Problem requirements
Will you output all of the data below exactly, omitting the images?

····················

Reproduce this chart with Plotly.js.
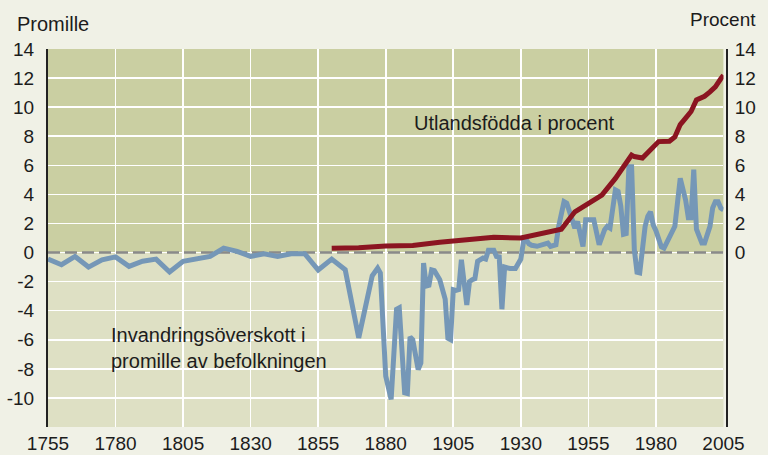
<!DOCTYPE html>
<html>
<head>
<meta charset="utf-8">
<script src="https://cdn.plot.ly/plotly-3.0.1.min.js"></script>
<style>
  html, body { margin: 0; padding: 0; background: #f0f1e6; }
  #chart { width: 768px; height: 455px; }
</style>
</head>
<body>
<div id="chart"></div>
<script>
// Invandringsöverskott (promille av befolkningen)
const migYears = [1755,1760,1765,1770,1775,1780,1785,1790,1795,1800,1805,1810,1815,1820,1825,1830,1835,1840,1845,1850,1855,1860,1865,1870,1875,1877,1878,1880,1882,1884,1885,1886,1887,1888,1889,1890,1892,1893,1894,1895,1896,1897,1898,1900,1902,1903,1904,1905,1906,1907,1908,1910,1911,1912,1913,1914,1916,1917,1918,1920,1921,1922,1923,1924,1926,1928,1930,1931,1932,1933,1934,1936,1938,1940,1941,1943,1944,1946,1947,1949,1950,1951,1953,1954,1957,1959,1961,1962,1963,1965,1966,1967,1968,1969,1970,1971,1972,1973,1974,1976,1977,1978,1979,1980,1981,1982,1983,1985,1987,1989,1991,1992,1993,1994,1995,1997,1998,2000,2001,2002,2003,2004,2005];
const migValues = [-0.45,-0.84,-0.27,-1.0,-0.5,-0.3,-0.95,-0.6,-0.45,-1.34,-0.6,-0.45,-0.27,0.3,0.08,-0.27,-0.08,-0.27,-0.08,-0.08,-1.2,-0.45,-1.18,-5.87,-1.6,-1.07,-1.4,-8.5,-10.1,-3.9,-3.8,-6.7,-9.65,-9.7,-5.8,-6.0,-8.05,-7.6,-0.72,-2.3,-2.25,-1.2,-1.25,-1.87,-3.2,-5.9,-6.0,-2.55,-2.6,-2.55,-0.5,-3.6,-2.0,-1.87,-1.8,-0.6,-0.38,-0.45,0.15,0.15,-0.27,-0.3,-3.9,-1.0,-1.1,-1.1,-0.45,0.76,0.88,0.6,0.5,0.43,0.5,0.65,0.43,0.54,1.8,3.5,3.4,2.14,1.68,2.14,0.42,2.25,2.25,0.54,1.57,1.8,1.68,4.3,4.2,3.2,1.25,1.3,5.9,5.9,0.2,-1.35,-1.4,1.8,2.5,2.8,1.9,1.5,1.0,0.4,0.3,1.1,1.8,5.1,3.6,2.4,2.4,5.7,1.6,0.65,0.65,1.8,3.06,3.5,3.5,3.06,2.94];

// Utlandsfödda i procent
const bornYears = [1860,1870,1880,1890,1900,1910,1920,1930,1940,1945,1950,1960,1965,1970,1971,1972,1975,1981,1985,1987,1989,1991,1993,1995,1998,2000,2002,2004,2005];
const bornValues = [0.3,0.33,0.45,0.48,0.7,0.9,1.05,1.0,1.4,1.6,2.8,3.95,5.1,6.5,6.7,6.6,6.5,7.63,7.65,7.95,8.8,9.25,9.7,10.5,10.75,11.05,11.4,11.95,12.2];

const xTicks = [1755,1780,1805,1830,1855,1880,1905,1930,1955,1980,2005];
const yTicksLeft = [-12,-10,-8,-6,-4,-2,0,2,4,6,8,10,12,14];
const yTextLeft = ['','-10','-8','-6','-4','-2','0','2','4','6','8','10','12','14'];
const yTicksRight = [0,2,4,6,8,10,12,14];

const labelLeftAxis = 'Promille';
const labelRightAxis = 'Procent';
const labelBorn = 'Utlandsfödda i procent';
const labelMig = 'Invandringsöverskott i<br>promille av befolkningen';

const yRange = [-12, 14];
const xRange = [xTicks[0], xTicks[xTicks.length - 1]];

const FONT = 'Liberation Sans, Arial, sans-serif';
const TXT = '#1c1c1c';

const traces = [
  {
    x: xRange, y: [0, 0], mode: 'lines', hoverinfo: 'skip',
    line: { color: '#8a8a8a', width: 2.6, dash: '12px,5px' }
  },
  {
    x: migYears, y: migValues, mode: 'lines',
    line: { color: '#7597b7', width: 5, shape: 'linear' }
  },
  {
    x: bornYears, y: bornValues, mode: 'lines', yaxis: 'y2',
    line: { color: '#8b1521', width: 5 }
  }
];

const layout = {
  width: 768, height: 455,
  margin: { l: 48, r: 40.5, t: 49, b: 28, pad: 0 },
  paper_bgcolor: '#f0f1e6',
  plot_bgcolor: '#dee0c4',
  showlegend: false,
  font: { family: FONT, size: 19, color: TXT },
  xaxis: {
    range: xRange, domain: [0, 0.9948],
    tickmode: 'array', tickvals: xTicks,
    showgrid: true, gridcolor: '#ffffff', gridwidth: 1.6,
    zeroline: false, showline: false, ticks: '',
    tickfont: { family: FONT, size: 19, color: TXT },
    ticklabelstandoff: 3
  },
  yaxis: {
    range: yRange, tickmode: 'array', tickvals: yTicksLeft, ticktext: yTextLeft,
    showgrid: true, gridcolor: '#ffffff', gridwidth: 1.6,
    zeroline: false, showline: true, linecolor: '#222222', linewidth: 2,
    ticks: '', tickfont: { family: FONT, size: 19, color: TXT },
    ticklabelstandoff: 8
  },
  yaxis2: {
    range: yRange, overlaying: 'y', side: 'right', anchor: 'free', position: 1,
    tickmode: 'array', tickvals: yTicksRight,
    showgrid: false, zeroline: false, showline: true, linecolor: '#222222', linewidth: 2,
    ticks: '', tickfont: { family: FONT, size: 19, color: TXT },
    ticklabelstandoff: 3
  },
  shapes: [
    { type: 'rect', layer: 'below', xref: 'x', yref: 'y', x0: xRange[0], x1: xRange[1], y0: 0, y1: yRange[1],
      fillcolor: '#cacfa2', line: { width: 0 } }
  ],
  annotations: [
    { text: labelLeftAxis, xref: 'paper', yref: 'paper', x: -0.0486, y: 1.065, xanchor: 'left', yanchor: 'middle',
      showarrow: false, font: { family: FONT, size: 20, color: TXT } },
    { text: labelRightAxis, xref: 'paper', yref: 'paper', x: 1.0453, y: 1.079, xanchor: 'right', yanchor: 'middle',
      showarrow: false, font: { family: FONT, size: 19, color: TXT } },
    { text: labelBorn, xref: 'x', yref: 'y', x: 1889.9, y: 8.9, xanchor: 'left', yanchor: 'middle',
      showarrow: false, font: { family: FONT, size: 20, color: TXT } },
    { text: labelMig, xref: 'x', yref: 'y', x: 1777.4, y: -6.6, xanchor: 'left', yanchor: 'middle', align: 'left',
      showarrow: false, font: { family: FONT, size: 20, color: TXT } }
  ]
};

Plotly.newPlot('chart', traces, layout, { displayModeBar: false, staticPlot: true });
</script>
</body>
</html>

····················

Exercise solution
Reproduce this chart with Plotly.js.
<!DOCTYPE html>
<html>
<head>
<meta charset="utf-8">
<script src="https://cdn.plot.ly/plotly-3.0.1.min.js"></script>
<style>
  html, body { margin: 0; padding: 0; background: #f0f1e6; }
  #chart { width: 768px; height: 455px; }
</style>
</head>
<body>
<div id="chart"></div>
<script>
// Invandringsöverskott (promille av befolkningen)
const migYears = [1755,1760,1765,1770,1775,1780,1785,1790,1795,1800,1805,1810,1815,1820,1825,1830,1835,1840,1845,1850,1855,1860,1865,1870,1875,1877,1878,1880,1882,1884,1885,1886,1887,1888,1889,1890,1892,1893,1894,1895,1896,1897,1898,1900,1902,1903,1904,1905,1906,1907,1908,1910,1911,1912,1913,1914,1916,1917,1918,1920,1921,1922,1923,1924,1926,1928,1930,1931,1932,1933,1934,1936,1938,1940,1941,1943,1944,1946,1947,1949,1950,1951,1953,1954,1957,1959,1961,1962,1963,1965,1966,1967,1968,1969,1970,1971,1972,1973,1974,1976,1977,1978,1979,1980,1981,1982,1983,1985,1987,1989,1991,1992,1993,1994,1995,1997,1998,2000,2001,2002,2003,2004,2005];
const migValues = [-0.45,-0.84,-0.27,-1.0,-0.5,-0.3,-0.95,-0.6,-0.45,-1.34,-0.6,-0.45,-0.27,0.3,0.08,-0.27,-0.08,-0.27,-0.08,-0.08,-1.2,-0.45,-1.18,-5.87,-1.6,-1.07,-1.4,-8.5,-10.1,-3.9,-3.8,-6.7,-9.65,-9.7,-5.8,-6.0,-8.05,-7.6,-0.72,-2.3,-2.25,-1.2,-1.25,-1.87,-3.2,-5.9,-6.0,-2.55,-2.6,-2.55,-0.5,-3.6,-2.0,-1.87,-1.8,-0.6,-0.38,-0.45,0.15,0.15,-0.27,-0.3,-3.9,-1.0,-1.1,-1.1,-0.45,0.76,0.88,0.6,0.5,0.43,0.5,0.65,0.43,0.54,1.8,3.5,3.4,2.14,1.68,2.14,0.42,2.25,2.25,0.54,1.57,1.8,1.68,4.3,4.2,3.2,1.25,1.3,5.9,5.9,0.2,-1.35,-1.4,1.8,2.5,2.8,1.9,1.5,1.0,0.4,0.3,1.1,1.8,5.1,3.6,2.4,2.4,5.7,1.6,0.65,0.65,1.8,3.06,3.5,3.5,3.06,2.94];

// Utlandsfödda i procent
const bornYears = [1860,1870,1880,1890,1900,1910,1920,1930,1940,1945,1950,1960,1965,1970,1971,1972,1975,1981,1985,1987,1989,1991,1993,1995,1998,2000,2002,2004,2005];
const bornValues = [0.3,0.33,0.45,0.48,0.7,0.9,1.05,1.0,1.4,1.6,2.8,3.95,5.1,6.5,6.7,6.6,6.5,7.63,7.65,7.95,8.8,9.25,9.7,10.5,10.75,11.05,11.4,11.95,12.2];

const xTicks = [1755,1780,1805,1830,1855,1880,1905,1930,1955,1980,2005];
const yTicksLeft = [-12,-10,-8,-6,-4,-2,0,2,4,6,8,10,12,14];
const yTextLeft = ['','-10','-8','-6','-4','-2','0','2','4','6','8','10','12','14'];
const yTicksRight = [0,2,4,6,8,10,12,14];

const labelLeftAxis = 'Promille';
const labelRightAxis = 'Procent';
const labelBorn = 'Utlandsfödda i procent';
const labelMig = 'Invandringsöverskott i<br>promille av befolkningen';

const yRange = [-12, 14];
const xRange = [xTicks[0], xTicks[xTicks.length - 1]];

const FONT = 'Liberation Sans, Arial, sans-serif';
const TXT = '#1c1c1c';

const traces = [
  {
    x: xRange, y: [0, 0], mode: 'lines', hoverinfo: 'skip',
    line: { color: '#8a8a8a', width: 2.6, dash: '12px,5px' }
  },
  {
    x: migYears, y: migValues, mode: 'lines',
    line: { color: '#7597b7', width: 5, shape: 'linear' }
  },
  {
    x: bornYears, y: bornValues, mode: 'lines', yaxis: 'y2',
    line: { color: '#8b1521', width: 5 }
  }
];

const layout = {
  width: 768, height: 455,
  margin: { l: 48, r: 40.5, t: 49, b: 28, pad: 0 },
  paper_bgcolor: '#f0f1e6',
  plot_bgcolor: '#dee0c4',
  showlegend: false,
  font: { family: FONT, size: 19, color: TXT },
  xaxis: {
    range: xRange, domain: [0, 0.9948],
    tickmode: 'array', tickvals: xTicks,
    showgrid: true, gridcolor: '#ffffff', gridwidth: 1.6,
    zeroline: false, showline: false, ticks: '',
    tickfont: { family: FONT, size: 19, color: TXT },
    ticklabelstandoff: 3
  },
  yaxis: {
    range: yRange, tickmode: 'array', tickvals: yTicksLeft, ticktext: yTextLeft,
    showgrid: true, gridcolor: '#ffffff', gridwidth: 1.6,
    zeroline: false, showline: true, linecolor: '#222222', linewidth: 2,
    ticks: '', tickfont: { family: FONT, size: 19, color: TXT },
    ticklabelstandoff: 8
  },
  yaxis2: {
    range: yRange, overlaying: 'y', side: 'right', anchor: 'free', position: 1,
    tickmode: 'array', tickvals: yTicksRight,
    showgrid: false, zeroline: false, showline: true, linecolor: '#222222', linewidth: 2,
    ticks: '', tickfont: { family: FONT, size: 19, color: TXT },
    ticklabelstandoff: 3
  },
  shapes: [
    { type: 'rect', layer: 'below', xref: 'x', yref: 'y', x0: xRange[0], x1: xRange[1], y0: 0, y1: yRange[1],
      fillcolor: '#cacfa2', line: { width: 0 } }
  ],
  annotations: [
    { text: labelLeftAxis, xref: 'paper', yref: 'paper', x: -0.0486, y: 1.065, xanchor: 'left', yanchor: 'middle',
      showarrow: false, font: { family: FONT, size: 20, color: TXT } },
    { text: labelRightAxis, xref: 'paper', yref: 'paper', x: 1.0453, y: 1.079, xanchor: 'right', yanchor: 'middle',
      showarrow: false, font: { family: FONT, size: 19, color: TXT } },
    { text: labelBorn, xref: 'x', yref: 'y', x: 1889.9, y: 8.9, xanchor: 'left', yanchor: 'middle',
      showarrow: false, font: { family: FONT, size: 20, color: TXT } },
    { text: labelMig, xref: 'x', yref: 'y', x: 1777.4, y: -6.6, xanchor: 'left', yanchor: 'middle', align: 'left',
      showarrow: false, font: { family: FONT, size: 20, color: TXT } }
  ]
};

Plotly.newPlot('chart', traces, layout, { displayModeBar: false, staticPlot: true });
</script>
</body>
</html>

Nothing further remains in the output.